Humans can’t really improve unless they make mistakes, and we can’t move on from our mistakes if we cling to them. As consumers, we have a direct connection to video games that makes us extremely powerful. It is good to take action when a game dares to siphon the money out of us, or does something absolutely terrible design-wise. We also have the power to do some bad things to companies, like holding grudges for…well, ever. Companies may not be our friends, but they really can’t get better if we don’t let them. Thankfully, the vocal minority is the one shouting and claiming unfair designs or things like that when things are actually okay. I think sometimes we need to take a few steps back and remember that companies consist of human beings who have motives and dreams of their own. They’re dreamers, perhaps even more so than us in this industry, because they actually make the games, and yet we hold the power of the industry.
The best kinds of companies build on previous games and know what they should improve on by themselves. I see this in Square / Square Enix as they go along Final Fantasy. Mistakes will come. Sometimes there will be such mistakes that really knock a franchise off its course, but I think proper experimentation and getting themselves back up are what makes companies even stronger (if the executives are willing to part with the money again to try).
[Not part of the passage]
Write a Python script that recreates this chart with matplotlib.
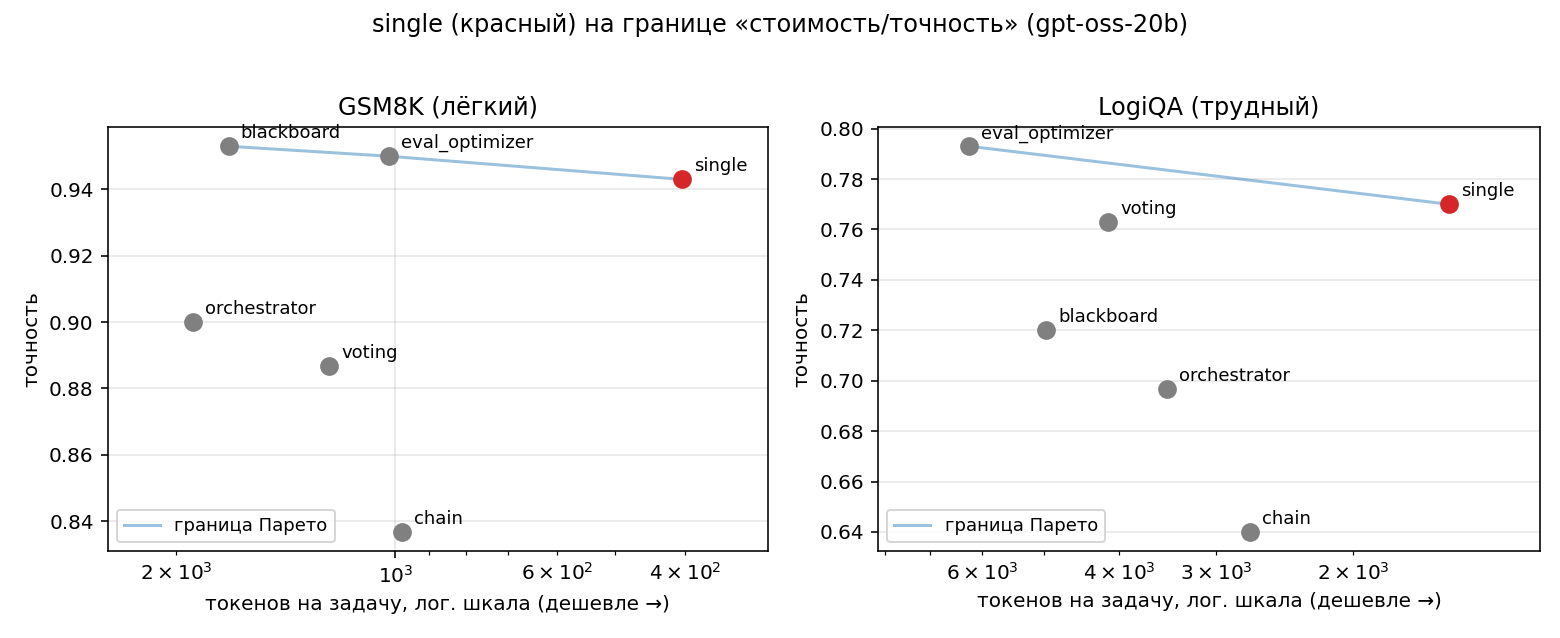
import matplotlib
matplotlib.use('Agg')
import numpy as np
from matplotlib import pyplot as plt

# данные
gsm_names = ['blackboard', 'eval_optimizer', 'single', 'orchestrator', 'voting', 'chain']
gsm_tokens = [1695, 1022, 404, 1896, 1233, 978]
gsm_acc = [0.953, 0.950, 0.943, 0.900, 0.8867, 0.8367]
gsm_pareto = ['blackboard', 'eval_optimizer', 'single']

lqa_names = ['eval_optimizer', 'single', 'voting', 'blackboard', 'orchestrator', 'chain']
lqa_tokens = [6234, 1506, 4128, 4963, 3474, 2716]
lqa_acc = [0.793, 0.770, 0.763, 0.720, 0.6967, 0.640]
lqa_pareto = ['eval_optimizer', 'single']

panels = [('GSM8K (лёгкий)', gsm_names, gsm_tokens, gsm_acc, gsm_pareto),
          ('LogiQA (трудный)', lqa_names, lqa_tokens, lqa_acc, lqa_pareto)]

DPI = 144
fig = plt.figure(figsize=(1560 / DPI, 638 / DPI), dpi=DPI)
boxes = [[0.069, 0.136, 0.423, 0.665], [0.563, 0.136, 0.424, 0.665]]

for box, (title, names, tok, acc, pareto) in zip(boxes, panels):
    ax = fig.add_axes(box)
    ax.set_xscale('log')
    # граница Парето
    px = [tok[names.index(n)] for n in pareto]
    py = [acc[names.index(n)] for n in pareto]
    ax.plot(px, py, color='#1f77b4', alpha=0.45, lw=1.5, label='граница Парето', zorder=2)
    for n, t, a in zip(names, tok, acc):
        c = '#d62728' if n == 'single' else 'gray'
        ax.scatter([t], [a], s=70, color=c, zorder=3)
        ax.annotate(n, (t, a), xytext=(6, 4), textcoords='offset points', fontsize=9)
    ax.set_xlim(max(tok) * 1.31, min(tok) / 1.31)
    ax.grid(True, alpha=0.3)
    ax.set_title(title, fontsize=12)
    ax.set_xlabel('токенов на задачу, лог. шкала (дешевле →)')
    ax.set_ylabel('точность')
    ax.legend(loc='lower left', fontsize=9)

fig.suptitle('single (красный) на границе «стоимость/точность» (gpt-oss-20b)', fontsize=12, y=0.98)
fig.savefig('out.png', dpi=DPI)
The best companies don’t necessarily look for what players want, but what they need in order to have fun. We see this in some of the best designed games out there where fun is brought to the table in a way that gamers don’t realize they wanted. Although the early days were rough, Final Fantasy V (and yes, IV,) are good examples of that.
I love the far and wide opinions of the Final Fantasy series and how different people like different eras. What are your favorite eras?